Traditional vascular risk factors such as hypertension, diabetes mellitus, dyslipidemia and smoking explain <50% of the variance of atherosclerotic plaque burden [6-9]. They may however not account for so much of the variance in IMT, especially in plaque-free location [5,10].
This study aimed to assess the contribution of traditional and less traditional vascular risk factors to the variance in cIMT and to identify individuals whose cIMT is not explained by these factors to serve as a resource for future genetic and environmental research. 1790 Stroke-free participants of the prospective population-based Northern Manhattan Study (NOMAS) and concurrently enrolled in the Oral Infections and Vascular Disease Study (INVEST) cohort were studied in the carotid imaging ancillary study.

Main results

  • After correction for age, significant associations with cIMT were seen for male sex, moderate alcohol intake, increase in waist-to-hip-ratio, pack-years of smoking, fasting glucose level, white blood cell count, and lower levels of adiponectin.
  • A step-wise multiple regression model including traditional risk factors identified the following factors as significant contributors to variance in cIMT: age (7%), male sex (3%), glucose (<1%), pack-years of smoking (<1%) and LDL-C (<1%), amounting to 11% in total.
  • A modified model that also included less traditional factors could explain 16% of the variance. This was the result of the contribution of age (9%), male sex (3%), LDL-C (0.9%), BMI (0.9%) and fasting glucose (0.7%). Furthermore, low but statistically significant contributions were seen for adiponectin (0.4%), pack-years of smoking (0.4%) and black race-ethnicity (0.3%).
  • Other less traditional risk factors such as homocysteine, cGFR and inflammatory markers did  not significantly explain the cIMT variance.

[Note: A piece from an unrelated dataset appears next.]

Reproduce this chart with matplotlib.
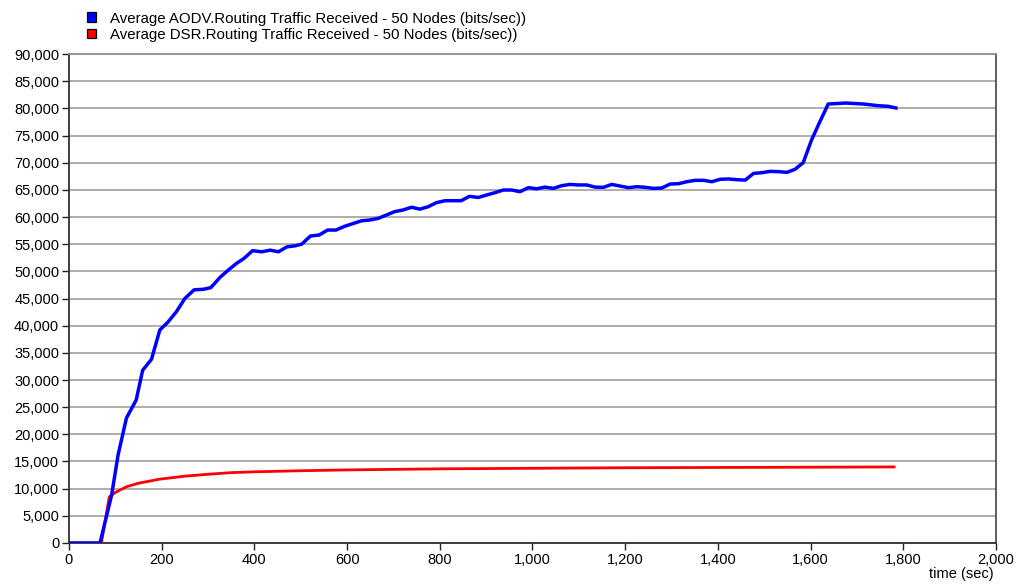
import matplotlib
matplotlib.use("Agg")
import matplotlib.pyplot as plt
from matplotlib.patches import Rectangle
from matplotlib.ticker import FuncFormatter, MultipleLocator

# AODV routing traffic received, averaged over 50 nodes
aodv_time = [0, 67, 92, 106, 124, 145, 159, 178, 196, 214, 232, 250, 270, 290, 306,
             326, 344, 362, 378, 396, 416, 434, 452, 470, 488, 502, 521, 540, 558,
             576, 595, 613, 631, 649, 667, 685, 703, 721, 739, 757, 775, 793, 811,
             846, 864, 883, 901, 919, 937, 955, 973, 991, 1009, 1027, 1045, 1063,
             1081, 1099, 1117, 1135, 1153, 1171, 1189, 1207, 1225, 1243, 1261, 1279,
             1297, 1315, 1333, 1351, 1369, 1387, 1405, 1423, 1441, 1459, 1477, 1495,
             1513, 1531, 1549, 1566, 1584, 1602, 1620, 1638, 1676, 1714, 1746, 1768,
             1784]
aodv_bps = [0, 0, 8800, 16200, 23000, 26300, 31800, 33800, 39200, 40700, 42600, 45000,
            46600, 46700, 47000, 48900, 50250, 51500, 52400, 53800, 53600, 53900,
            53600, 54500, 54700, 55000, 56500, 56700, 57600, 57600, 58300, 58800,
            59300, 59450, 59750, 60370, 61000, 61300, 61800, 61450, 61900, 62650,
            63000, 63000, 63800, 63600, 64050, 64480, 64970, 64970, 64660, 65400,
            65200, 65500, 65270, 65770, 66000, 65900, 65900, 65500, 65470, 66000,
            65700, 65400, 65580, 65470, 65270, 65340, 66070, 66130, 66500, 66750,
            66750, 66500, 66950, 67000, 66870, 66800, 68030, 68160, 68400, 68350,
            68220, 68770, 70000, 74180, 77550, 80800, 80980, 80800, 80490, 80370,
            80060]

# DSR routing traffic received, averaged over 50 nodes
dsr_time = [0, 70, 87, 100, 124, 150, 196, 250, 300, 350, 400, 500, 600, 700, 800,
            1000, 1200, 1400, 1600, 1780]
dsr_bps = [0, 0, 8500, 9300, 10350, 11000, 11750, 12300, 12650, 12950, 13100, 13300,
           13450, 13550, 13650, 13750, 13850, 13900, 13950, 14000]

series_labels = [
    "Average AODV.Routing Traffic Received - 50 Nodes (bits/sec))",
    "Average DSR.Routing Traffic Received - 50 Nodes (bits/sec))",
]
x_label = "time (sec)"

plt.rcParams["font.family"] = ["Liberation Sans", "DejaVu Sans"]

W, H = 1020, 586
fig = plt.figure(figsize=(W / 100, H / 100), dpi=100)
ax = fig.add_axes([0.0676, 0.0734, 0.9089, 0.8344])

ax.plot(dsr_time, dsr_bps, color="#ff0000", lw=2.0, zorder=3)
ax.plot(aodv_time, aodv_bps, color="#0000ff", lw=2.5, zorder=4)

ax.set_xlim(0, 2000)
ax.set_ylim(0, 90000)
ax.xaxis.set_major_locator(MultipleLocator(200))
ax.yaxis.set_major_locator(MultipleLocator(5000))
fmt = FuncFormatter(lambda v, _: f"{int(round(v)):,}")
ax.xaxis.set_major_formatter(fmt)
ax.yaxis.set_major_formatter(fmt)
ax.tick_params(axis="both", direction="out", length=5, width=1, colors="#202020",
               labelsize=10.5, pad=2, labelcolor="black")

ax.grid(axis="y", color="#a0a0a0", lw=1.2)
ax.set_axisbelow(True)
ax.spines["left"].set_color("#303030")
ax.spines["bottom"].set_color("#303030")
ax.spines["top"].set_color("#909090")
ax.spines["right"].set_color("#505050")
for s in ax.spines.values():
    s.set_linewidth(1.3)

fig.text(0.974, 0.008, x_label, ha="right", va="bottom", fontsize=10.5)

# legend as coloured squares with text
for i, (lab, col) in enumerate(zip(series_labels, ["#0000ff", "#ff0000"])):
    ysq = 1 - (17 + 16.5 * i) / H
    ytx = 1 - (18.5 + 16.5 * i) / H
    fig.add_artist(Rectangle((87 / W, ysq - 4.5 / H), 9 / W, 9 / H,
                             transform=fig.transFigure, facecolor=col,
                             edgecolor="black", lw=0.9))
    fig.text(110 / W, ytx, lab, ha="left", va="center", fontsize=10.8)

fig.savefig("out.png", dpi=100)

In this multiethnic, urban population, traditional vascular risk factors explained only 11% of the variance in cIMT, with the largest contribution of age and sex. Addition of other less traditional factors could explain a further 5% of the variance.  Thus, most of the cIMT variance is not explained by traditional vascular risk factors that are commonly investigated in cerebrovascular research or in preventive clinics.